The stakes are high: “Coffee is a critical livelihood for over 35 % of Uganda’s rural population,” Tridge Insights reported on 8 May 2026. The same report stated that the new platform “enables real‑time monitoring, strict traceability and data protection, allowing every coffee lot to be traced from farm to final buyer.”

Under the EUDR, Uganda’s coffee “must be verifiably free from deforestation and traceable to individual farms,” according to The Cooperator News.

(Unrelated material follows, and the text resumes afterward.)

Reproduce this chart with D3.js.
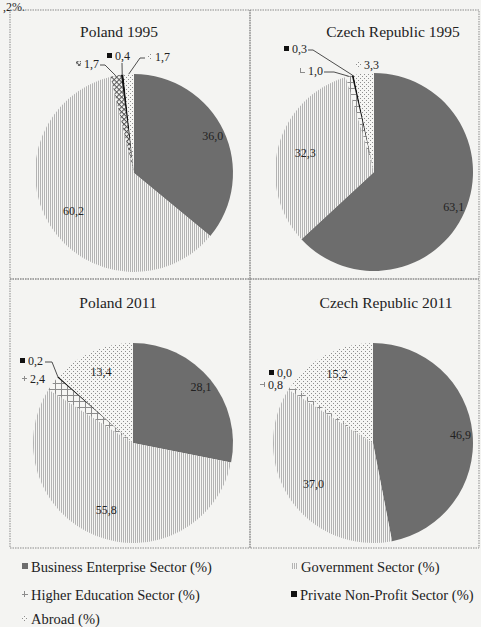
<!DOCTYPE html>
<html>
<head>
<meta charset="utf-8">
<script src="https://cdn.jsdelivr.net/npm/d3@7"></script>
</head>
<body style="margin:0;padding:0;background:#f4f4f2;">
<svg id="chart" width="481" height="627" style="display:block;background:#f4f4f2;"></svg>
<script>
// Sources of R&D funding, share of gross domestic expenditure (%)
const sectors = [
  "Business Enterprise Sector (%)",
  "Government Sector (%)",
  "Higher Education Sector (%)",
  "Private Non-Profit Sector (%)",
  "Abroad (%)"
];
const panelTitles = ["Poland 1995", "Czech Republic 1995", "Poland 2011", "Czech Republic 2011"];
const poland1995 = [36.0, 60.2, 1.7, 0.4, 1.7];
const czech1995  = [63.1, 32.3, 1.0, 0.3, 3.3];
const poland2011 = [28.1, 55.8, 2.4, 0.2, 13.4];
const czech2011  = [46.9, 37.0, 0.8, 0.0, 15.2];

const fmt = v => d3.format(".1f")(v).replace(".", ",");
const FONT = '"Liberation Serif", "Times New Roman", serif';

const svg = d3.select("#chart");
const defs = svg.append("defs");
const paper = "#f6f6f4";

function label(parent, x, y, size, str) {
  return parent.append("text").attr("x", x).attr("y", y)
    .style("font-family", FONT).style("font-size", size + "px").style("fill", "#222")
    .text(str);
}

// Fill patterns for each sector
function stripes(id) {
  const p = defs.append("pattern").attr("id", id).attr("patternUnits", "userSpaceOnUse")
    .attr("width", 2).attr("height", 2);
  p.append("rect").attr("width", 2).attr("height", 2).attr("fill", paper);
  p.append("rect").attr("width", 1).attr("height", 2).attr("fill", "#b3b3b3");
}
function dots(id) {
  const p = defs.append("pattern").attr("id", id).attr("patternUnits", "userSpaceOnUse")
    .attr("width", 4).attr("height", 4);
  p.append("rect").attr("width", 4).attr("height", 4).attr("fill", paper);
  p.append("rect").attr("x", 0).attr("y", 0).attr("width", 1).attr("height", 1).attr("fill", "#8e8e8e");
  p.append("rect").attr("x", 2).attr("y", 2).attr("width", 1).attr("height", 1).attr("fill", "#8e8e8e");
}
function grid(id, size, colour, rotate) {
  const p = defs.append("pattern").attr("id", id).attr("patternUnits", "userSpaceOnUse")
    .attr("width", size).attr("height", size);
  if (rotate) p.attr("patternTransform", `rotate(${rotate})`);
  p.append("rect").attr("width", size).attr("height", size).attr("fill", paper);
  p.append("rect").attr("width", size).attr("height", 1).attr("fill", colour);
  p.append("rect").attr("width", 1).attr("height", size).attr("fill", colour);
}
stripes("gov");
dots("abroad");
grid("he", 6, "#8c8c8c", 0);
grid("heDiag", 3.5, "#555", 45);

const baseFills = ["#6d6d6d", "url(#gov)", "url(#he)", "#111", "url(#abroad)"];
// Inside-label distance from centre, as a share of the radius
const insideFactor = [0.88, 0.72, 0.75, 0.75, 0.78];

const panels = [
  { title: panelTitles[0], values: poland1995, box: [10, 10, 250, 279], cx: 134, cy: 173, r: 99,
    titlePos: [119, 37], heFill: "url(#heDiag)",
    outside: {
      2: { x: 99, y: 68, anchor: "end", leader: [[100, 65], [105, 65]] },
      3: { x: 115, y: 60, anchor: "start", leader: [[122, 63]] },
      4: { x: 155, y: 61, anchor: "start", leader: [[145, 58], [140, 58]] }
    } },
  { title: panelTitles[1], values: czech1995, box: [250, 10, 479, 279], cx: 374, cy: 172, r: 99,
    titlePos: [393, 37], heFill: "url(#he)",
    outside: {
      2: { x: 323, y: 75, anchor: "end", leader: [[324, 72], [334, 72]] },
      3: { x: 307, y: 53, anchor: "end", leader: [[308, 50], [313, 50]] },
      4: { x: 364, y: 69, anchor: "start" }
    } },
  { title: panelTitles[2], values: poland2011, box: [10, 279, 250, 548], cx: 133, cy: 443, r: 100,
    titlePos: [118, 308], heFill: "url(#he)",
    outside: {
      2: { x: 45, y: 383, anchor: "end" },
      3: { x: 43, y: 365, anchor: "end", leader: [[45, 362], [52, 362]] }
    } },
  { title: panelTitles[3], values: czech2011, box: [250, 279, 479, 548], cx: 373, cy: 443, r: 100,
    titlePos: [386, 308], heFill: "url(#he)",
    outside: {
      2: { x: 283, y: 389, anchor: "end" },
      3: { x: 292, y: 377, anchor: "end" }
    } }
];

// Tail of the preceding line of text above the figure
label(svg, 3, 11, 12, ",2%.");

const pie = d3.pie().sort(null).value(d => d);

panels.forEach(pn => {
  const g = svg.append("g");
  const [x0, y0, x1, y1] = pn.box;
  g.append("rect").attr("x", x0).attr("y", y0).attr("width", x1 - x0).attr("height", y1 - y0)
    .attr("fill", "none").attr("stroke", "#8a8a8a").attr("stroke-width", 1)
    .attr("stroke-dasharray", "1.5,1");

  label(g, pn.titlePos[0], pn.titlePos[1], 15.5, pn.title).attr("text-anchor", "middle");

  const fills = baseFills.slice();
  fills[2] = pn.heFill;

  const arc = d3.arc().innerRadius(0).outerRadius(pn.r);
  const arcs = pie(pn.values);
  const pg = g.append("g").attr("transform", `translate(${pn.cx},${pn.cy})`);
  pg.selectAll("path").data(arcs).join("path")
    .attr("d", arc)
    .attr("fill", (d, i) => fills[i]);

  const rim = d => {
    const a = (d.startAngle + d.endAngle) / 2;
    return [pn.cx + pn.r * Math.sin(a), pn.cy - pn.r * Math.cos(a)];
  };

  arcs.forEach((d, i) => {
    const spec = pn.outside[i];
    if (!spec) {
      const a = (d.startAngle + d.endAngle) / 2;
      const k = pn.r * insideFactor[i];
      label(g, pn.cx + k * Math.sin(a), pn.cy - k * Math.cos(a), 12, fmt(d.data))
        .attr("dy", "0.35em").attr("text-anchor", "middle");
      return;
    }
    const t = label(g, spec.x, spec.y, 12, fmt(d.data)).attr("text-anchor", spec.anchor);
    const w = t.node().getComputedTextLength();
    const left = spec.anchor === "end" ? spec.x - w : spec.x;
    g.append("rect").attr("x", left - 8).attr("y", spec.y - 7)
      .attr("width", 5).attr("height", 5).attr("fill", fills[i]);
    if (spec.leader) {
      const pts = spec.leader.concat([rim(d)]);
      g.append("path").attr("d", d3.line()(pts))
        .attr("fill", "none").attr("stroke", "#3a3a3a").attr("stroke-width", 0.9);
    }
  });
});

// Legend
const legendPos = [[22, 572], [292, 572], [22, 600], [291, 600], [22, 624]];
const legendFills = ["#6d6d6d", "url(#gov)", "url(#he)", "#111", "url(#abroad)"];
const lg = svg.append("g");
sectors.forEach((s, i) => {
  const [x, y] = legendPos[i];
  lg.append("rect").attr("x", x).attr("y", y - 9).attr("width", 6).attr("height", 6)
    .attr("fill", legendFills[i]);
  label(lg, x + 9, y, 14.5, s);
});
</script>
</body>
</html>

The outlet also noted that “several African countries failed to comply with the initial December 31 2025 deadline for the EU Deforestation Regulation,” and that “previous challenges with smallholder farmer data delayed compliance with earlier EU deadlines” in Uganda’s case.

The digital system is intended to address those bottlenecks by systematizing data collection from smallholder producers while aligning with national and European privacy rules. A March 2026 article from Uganda’s National Agricultural Research Organization (NARO) said “the platform aligns with Uganda’s Data Protection and Privacy Act of 2019,” which, in the words of UCFA managing director Antony Mugoya, “aligns closely with the European General Data Protection Regulation in safeguarding personal information.”

Describing the philosophy behind the system, Mugoya stated, “We must be mindful of the farmer and their rights. Privacy is a key consideration,” according to NARO. The same source reported that “the law mandates farmers must be fully informed before data collection and have the right to access, correct or delete their information.” It added that “farmers can restrict access to their data or transfer it between buyers, keeping profiles portable within the supply chain.”

In addition to compliance objectives, the traceability rollout sits within the EU’s broader sustainability agenda. Tridge Insights wrote that “the initiative supports the EU’s broader strategy to reduce global deforestation and promote sustainable agricultural value chains,” and noted that “transitional disruptions to production and supply chains are anticipated” as the system continues to expand across Uganda’s smallholder coffee sector.

Tridge Insights reported that the continued rollout of the digital platform across smallholder farms is underway, though it did not specify a completion date.